Angkaranews.id– Masyarakat Jatake Nutug, Desa Bantarkaret, Kecamatan Nanggung, Kabupaten Bogor, terus mempertahankan tradisi budaya ‘Ngalokat Cai’ sebagai bentuk pelestarian sumber air.
Ritual ini menggabungkan kearifan lokal, gotong royong, dan rasa syukur atas keberlimpahan air yang menjadi penopang kehidupan, terutama bagi para petani.
Kegiatan diawali dengan membersihkan lingkungan desa, termasuk saluran air dan selokan, secara bersama-sama. Warga bergotong royong menyiapkan lokasi upacara hingga area sekitar agar tampak bersih sebelum acara puncak digelar.
Pada puncak ritual, warga berkumpul di tepi sungai. Sesepuh desa, Abah Adih Goler, memimpin doa di hadapan tokoh masyarakat dan tamu undangan.

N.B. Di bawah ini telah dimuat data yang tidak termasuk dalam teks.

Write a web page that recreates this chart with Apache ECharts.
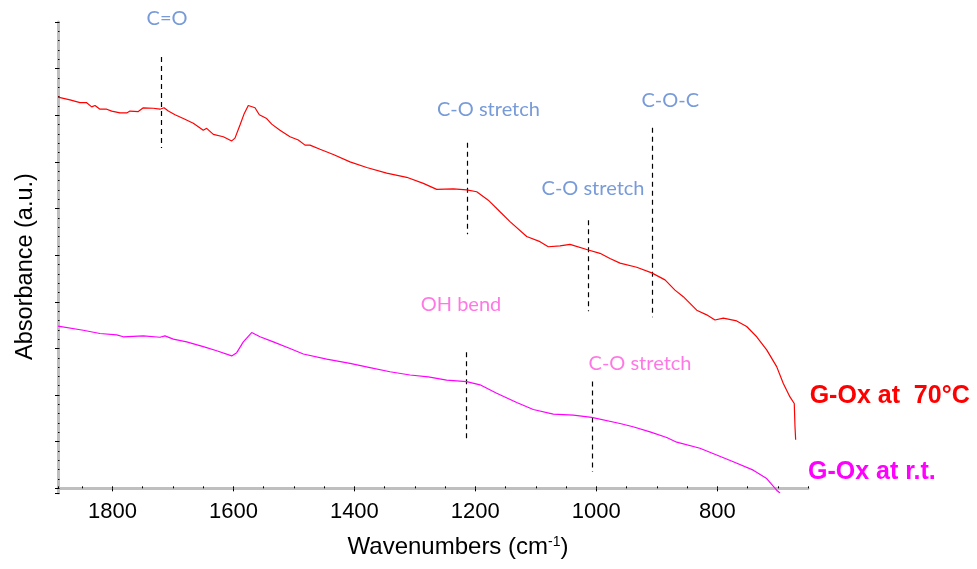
<!DOCTYPE html>
<html><head><meta charset="utf-8">
<script src="https://cdn.jsdelivr.net/npm/echarts@6/dist/echarts.min.js"></script>
<style>html,body{margin:0;padding:0;background:#fff}#c{width:977px;height:569px}</style>
</head><body><div id="c"></div>
<script>
// G-Ox at 70°C (red)
const wavenumbers70 = [1890,1886.7,1870.2,1853.6,1842.6,1834.3,1828.8,1820.6,1809.5,1801.2,
  1787.5,1776.4,1771.0,1757.2,1749.0,1732.4,1721.4,1714.7,1707.6,1696.5,
  1682.8,1666.3,1649.8,1644.2,1633.2,1616.7,1602.8,1597.4,1589.1,1582.0,
  1575.4,1564.3,1557.2,1545.0,1536.7,1523.0,1506.4,1492.7,1481.6,1473.4,
  1456.8,1434.8,1407.2,1379.6,1346.6,1313.5,1286.0,1263.9,1236.4,1214.3,
  1197.7,1178.6,1159.2,1142.7,1115.1,1093.1,1079.4,1060.0,1043.5,1013.2,
  993.9,977.4,960.8,933.2,908.4,886.4,869.9,856.2,834.0,817.5,
  803.8,790.0,767.9,751.4,734.8,718.3,701.8,690.8,679.8,672.7,671.5,670.4];
const absorbance70 = [8.39,8.39,8.33,8.27,8.27,8.18,8.21,8.13,8.13,8.09,
  8.05,8.05,8.09,8.08,8.16,8.15,8.13,8.16,8.09,8.01,
  7.93,7.83,7.68,7.72,7.59,7.54,7.45,7.51,7.79,8.04,
  8.21,8.16,8.01,7.93,7.81,7.68,7.54,7.47,7.36,7.36,
  7.27,7.16,7.00,6.88,6.76,6.67,6.54,6.41,6.42,6.40,
  6.36,6.18,5.93,5.72,5.40,5.29,5.18,5.20,5.23,5.11,
  5.04,4.93,4.83,4.74,4.62,4.47,4.25,4.11,3.82,3.72,
  3.61,3.65,3.59,3.47,3.25,2.97,2.61,2.25,1.96,1.82,1.32,1.04];
// G-Ox at r.t. (magenta)
const wavenumbersRT = [1890,1886.7,1848.2,1820.6,1793.0,1782.0,1749.0,1721.4,1713.1,1699.4,
  1677.3,1649.8,1627.6,1602.8,1594.5,1583.6,1569.8,1556.0,1534.0,1506.4,
  1484.4,1445.8,1407.2,1374.2,1341.1,1308.0,1277.8,1247.4,1214.3,1192.3,
  1164.7,1131.6,1104.2,1071.1,1038.0,1007.6,960.8,939.3,911.2,883.6,
  867.0,828.6,773.5,740.5,718.3,701.8,696.3];
const absorbanceRT = [3.48,3.48,3.39,3.32,3.29,3.25,3.27,3.24,3.27,3.20,
  3.14,3.04,2.95,2.84,2.91,3.14,3.34,3.25,3.14,3.00,
  2.88,2.77,2.68,2.59,2.50,2.43,2.39,2.32,2.29,2.22,
  2.04,1.84,1.69,1.59,1.57,1.52,1.39,1.32,1.21,1.09,
  0.99,0.86,0.57,0.39,0.21,-0.04,-0.10];

const seriesNames = ['G-Ox at  70°C', 'G-Ox at r.t.'];
const xTickLabels = [800, 1000, 1200, 1400, 1600, 1800];

// peak assignments (dashed markers)
const annotationNames = ['C=O', 'C-O stretch', 'C-O stretch', 'C-O-C', 'OH bend', 'C-O stretch'];
const annotationX = [1719.7, 1213.0, 1012.9, 906.8, 1214.6, 1007.1];
const annotationTop = [9.25, 7.41, 5.75, 7.73, 2.92, 2.29];
const annotationBottom = [7.30, 5.45, 3.80, 3.67, 0.99, 0.35];

// styling (not data)
const annotationColors = ['#5581cf','#5581cf','#5581cf','#5581cf','#ff55dd','#ff55dd'];
const annotationOffsets = [[6,-38],[21,-33],[4.5,-32],[17.6,-27],[-5.5,-48],[48,-18]];

const zip = (a, b) => a.map((v, i) => [v, b[i]]);
const chart = echarts.init(document.getElementById('c'), null, {renderer: 'canvas'});
const AX = '#bfbfbf';
const FONT = '"Liberation Sans", Arial, sans-serif';
const ANN_FONT = 'Lato, "Open Sans", sans-serif';

chart.setOption({
  animation: false,
  backgroundColor: '#ffffff',
  grid: {left: 58, right: 169, top: 22, bottom: 76, containLabel: false},
  xAxis: [{
    type: 'value', min: 650, max: 1890, inverse: true,
    minInterval: 200, maxInterval: 200,
    axisLine: {show: true, lineStyle: {color: AX, width: 3}},
    axisTick: {show: true, inside: false, length: 3, lineStyle: {color: '#000', width: 1}},
    splitLine: {show: false},
    axisLabel: {
      show: true, fontSize: 22, color: '#000', fontFamily: FONT, margin: 8,
      showMinLabel: false, showMaxLabel: false,
      formatter: v => xTickLabels.includes(Math.round(v)) ? String(Math.round(v)) : ''
    },
    name: 'Wavenumbers (cm{sup|-1})',
    nameLocation: 'middle', nameGap: 42,
    nameTextStyle: {
      fontSize: 24, color: '#000', fontFamily: FONT, padding: [0, 0, 0, 50],
      rich: {sup: {fontSize: 14, color: '#000', fontFamily: FONT, verticalAlign: 'top', padding: [0, 0, 10, 0]}}
    }
  }, {
    type: 'value', min: 650, max: 1890, inverse: true, position: 'bottom',
    minInterval: 50, maxInterval: 50,
    axisLine: {show: false},
    axisTick: {show: true, inside: true, length: 2, lineStyle: {color: '#000', width: 1}},
    axisLabel: {show: false}, splitLine: {show: false}
  }],
  yAxis: [{
    type: 'value', min: -0.1, max: 10,
    minInterval: 1, maxInterval: 1,
    axisLine: {show: true, lineStyle: {color: AX, width: 3}},
    axisTick: {show: true, inside: false, length: 3, lineStyle: {color: '#000', width: 1}},
    axisLabel: {show: false}, splitLine: {show: false},
    name: 'Absorbance (a.u.)', nameLocation: 'middle', nameGap: 20, nameRotate: 90,
    nameTextStyle: {fontSize: 23.5, color: '#000', fontFamily: FONT, padding: [0, 18, 0, 0]}
  }, {
    type: 'value', min: -0.1, max: 10, position: 'left',
    minInterval: 0.2, maxInterval: 0.2,
    axisLine: {show: false},
    axisTick: {show: true, inside: true, length: 1.5, lineStyle: {color: '#000', width: 1}},
    axisLabel: {show: false}, splitLine: {show: false}
  }],
  series: [{
    name: seriesNames[0], type: 'line', xAxisIndex: 0, yAxisIndex: 0,
    data: zip(wavenumbers70, absorbance70),
    showSymbol: false, symbol: 'none', silent: true,
    lineStyle: {color: '#ff0000', width: 1.2},
    endLabel: {show: true, formatter: seriesNames[0], align: 'left', verticalAlign: 'middle',
      distance: 0, offset: [14, -44], color: '#ff0000', fontSize: 25, fontWeight: 'bold', fontFamily: FONT}
  }, {
    name: seriesNames[1], type: 'line', xAxisIndex: 0, yAxisIndex: 0,
    data: zip(wavenumbersRT, absorbanceRT),
    showSymbol: false, symbol: 'none', silent: true,
    lineStyle: {color: '#ff00ff', width: 1.2},
    endLabel: {show: true, formatter: seriesNames[1], align: 'left', verticalAlign: 'middle',
      distance: 0, offset: [28, -21], color: '#ff00ff', fontSize: 25, fontWeight: 'bold', fontFamily: FONT}
  }, {
    type: 'lines', coordinateSystem: 'cartesian2d', xAxisIndex: 0, yAxisIndex: 0, silent: true,
    data: annotationX.map((x, i) => ({coords: [[x, annotationTop[i]], [x, annotationBottom[i]]]})),
    lineStyle: {color: '#000', width: 1.2, type: [5, 4], opacity: 1}
  }, {
    type: 'scatter', xAxisIndex: 0, yAxisIndex: 0, silent: true, symbolSize: 0,
    data: annotationX.map((x, i) => ({
      name: annotationNames[i], value: [x, annotationTop[i]],
      label: {color: annotationColors[i], offset: annotationOffsets[i]}
    })),
    label: {show: true, position: 'inside', formatter: '{b}', fontSize: 20, fontFamily: ANN_FONT}
  }]
});
</script></body></html>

Rangkaian bunga tujuh rupa dan air kelapa muda menjadi simbol persembahan dalam ritual ini. Acara dilanjutkan dengan santunan anak yatim, tebar ikan, serta pertunjukan kesenian tradisional seperti Tari Jaipong dan Tari Ketuk Tilu, yang memeriahkan suasana.

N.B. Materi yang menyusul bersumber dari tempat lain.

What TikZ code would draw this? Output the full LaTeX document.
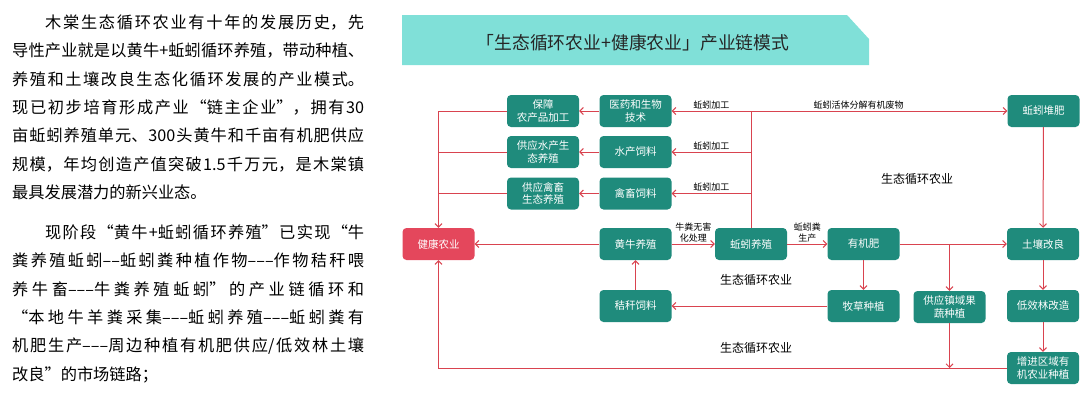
\documentclass[tikz,border=0pt]{standalone}
\usepackage{fontspec}
\newfontfamily\cjk{Noto Sans CJK SC}
\usetikzlibrary{arrows.meta}
\XeTeXlinebreaklocale "zh"
\XeTeXlinebreakskip=0pt plus 3pt minus 0.3pt
\newcommand\dd{–}
\definecolor{boxteal}{HTML}{1F8B7C}
\definecolor{banner}{HTML}{80E0D8}
\definecolor{health}{HTML}{E4475C}
\definecolor{flow}{HTML}{D9434F}
\begin{document}
\begin{tikzpicture}[x=1pt,y=-1pt,
    box/.style={rectangle,rounded corners=4pt,fill=boxteal,text=white,
        minimum width=72pt,minimum height=32pt,inner sep=1pt,align=center,
        font=\cjk\fontsize{10.5}{12.7}\selectfont},
    lbl/.style={inner sep=1.5pt,align=center,font=\cjk\fontsize{9}{11}\selectfont},
    cyc/.style={inner sep=0pt,font=\cjk\fontsize{12}{14}\selectfont},
    para/.style={anchor=base west,inner sep=0pt,text width=352pt,align=justify,
        font=\cjk\fontsize{16.2}{28.3}\selectfont},
    arr/.style={draw=flow,line width=1pt,-{Straight Barb[length=3.5pt,width=7pt]}},
    ln/.style={draw=flow,line width=1pt}]
\useasboundingbox (0,0) rectangle (1080,400);

% left text
\node[para] (p1) at (12,28.5) {\hspace*{33pt}木棠生态循环农业有十年的发展历史，先\linebreak
导性产业就是以黄牛+蚯蚓循环养殖，带动种植、\linebreak
养殖和土壤改良生态化循环发展的产业模式。\linebreak
现已初步培育形成产业“链主企业”，拥有30\linebreak
亩蚯蚓养殖单元、300头黄牛和千亩有机肥供应\linebreak
规模，年均创造产值突破1.5千万元，是木棠镇\linebreak
最具发展潜力的新兴业态。};
\node[para] (p2) at (12,238.5) {\hspace*{33pt}现阶段“黄牛+蚯蚓循环养殖”已实现“牛\linebreak
粪养殖蚯蚓\dd\dd 蚯蚓粪种植作物\dd\dd\dd 作物秸秆喂\linebreak
养牛畜\dd\dd\dd 牛粪养殖蚯蚓”的产业链循环和\linebreak
“本地牛羊粪采集\dd\dd\dd 蚯蚓养殖\dd\dd\dd 蚯蚓粪有\linebreak
机肥生产\dd\dd\dd 周边种植有机肥供应/低效林土壤\linebreak
改良”的市场链路；};

% title banner
\fill[banner] (402,15) -- (847,15) -- (869,39) -- (869,65) -- (402,65) -- cycle;
\node[font=\cjk\fontsize{17.8}{20}\selectfont,text=black!85] (title) at (633,43)
    {「生态循环农业+健康农业」产业链模式};

% boxes
\node[box,fill=health] (jk) at (438.5,244) {健康农业};
\node[box] (bz) at (543,111) {保障\\农产品加工};
\node[box] (yy) at (635.5,111) {医药和生物\\技术};
\node[box] (gs) at (543,152) {供应水产生\\态养殖};
\node[box] (sc) at (635.5,152) {水产饲料};
\node[box] (gq) at (543,193.5) {供应禽畜\\生态养殖};
\node[box] (qc) at (635.5,193.5) {禽畜饲料};
\node[box] (hn) at (635.5,244) {黄牛养殖};
\node[box] (qy) at (751,244) {蚯蚓养殖};
\node[box] (yj) at (863.5,244) {有机肥};
\node[box] (tr) at (1043,244) {土壤改良};
\node[box] (dp) at (1043.5,111) {蚯蚓堆肥};
\node[box] (jg) at (635.5,306) {秸秆饲料};
\node[box] (mc) at (863.5,306) {牧草种植};
\node[box] (gg) at (949.5,307) {供应镇域果\\蔬种植};
\node[box] (dx) at (1043,306) {低效林改造};
\node[box] (zj) at (1043,368) {增进区域有\\机农业种植};

% cycle labels
\node[cyc] (c1) at (917,179) {生态循环农业};
\node[cyc] (c2) at (756,280) {生态循环农业};
\node[cyc] (c3) at (756,348) {生态循环农业};

% upper branch
\coordinate (top) at (qy.north |- yy.east);
\draw[ln] (qy.north) -- (top);
\draw[arr] (top) -- node[lbl,above] {蚯蚓加工} (yy.east);
\draw[arr] (qy.north |- sc.east) -- node[lbl,above] {蚯蚓加工} (sc.east);
\draw[arr] (qy.north |- qc.east) -- node[lbl,above] {蚯蚓加工} (qc.east);
\draw[arr] (top) -- node[lbl,above,pos=0.42] {蚯蚓活体分解有机废物} (dp.west);
\draw[arr] (yy) -- (bz);
\draw[arr] (sc) -- (gs);
\draw[arr] (qc) -- (gq);
\draw[arr] (bz.west) -| (jk.north);
\draw[ln] (gs.west) -- (gs.west -| jk.north);
\draw[ln] (gq.west) -- (gq.west -| jk.north);
\draw[arr] (dp) -- (tr);

% main row
\draw[arr] (hn) -- (jk);
\draw[arr] (hn) -- node[lbl,above] {牛粪无害\\化处理} (qy);
\draw[arr] (qy) -- node[lbl,above] {蚯蚓粪\\生产} (yj);
\draw[arr] (yj) -- (tr);
\draw[arr] (gg.north |- yj.east) -- (gg.north);
\draw[arr] (yj) -- (mc);
\draw[arr] (mc) -- (jg);
\draw[arr] (jg) -- (hn);
\draw[arr] (tr) -- (dx);
\draw[arr] (dx) -- (zj);

% bottom return
\draw[arr] (zj.west) -| (jk.south);
\draw[arr] (gg.south) -- (gg.south |- zj.west);
\end{tikzpicture}
\end{document}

Ketua Panitia, Yosep, menjelaskan, tradisi ini telah berlangsung turun-temurun hingga generasi keenam.
“Tujuannya menjaga alam dan bersyukur atas melimpahnya air untuk pertanian dan kehidupan sehari-hari,” ujarnya.
Sesepuh Adat Abah Adih Gelar menekankan pentingnya mempertahankan budaya lewat pepatah Sunda, “Teteh nincakna, pageuh ngemingna” (teguh pendirian, kokoh pegangan).
“Kita tidak boleh terbawa arus zaman. Warisan leluhur harus dipertahankan,” tegasnya.
Ia juga mengingatkan agar masyarakat tidak mencemari sungai dengan limbah atau sampah.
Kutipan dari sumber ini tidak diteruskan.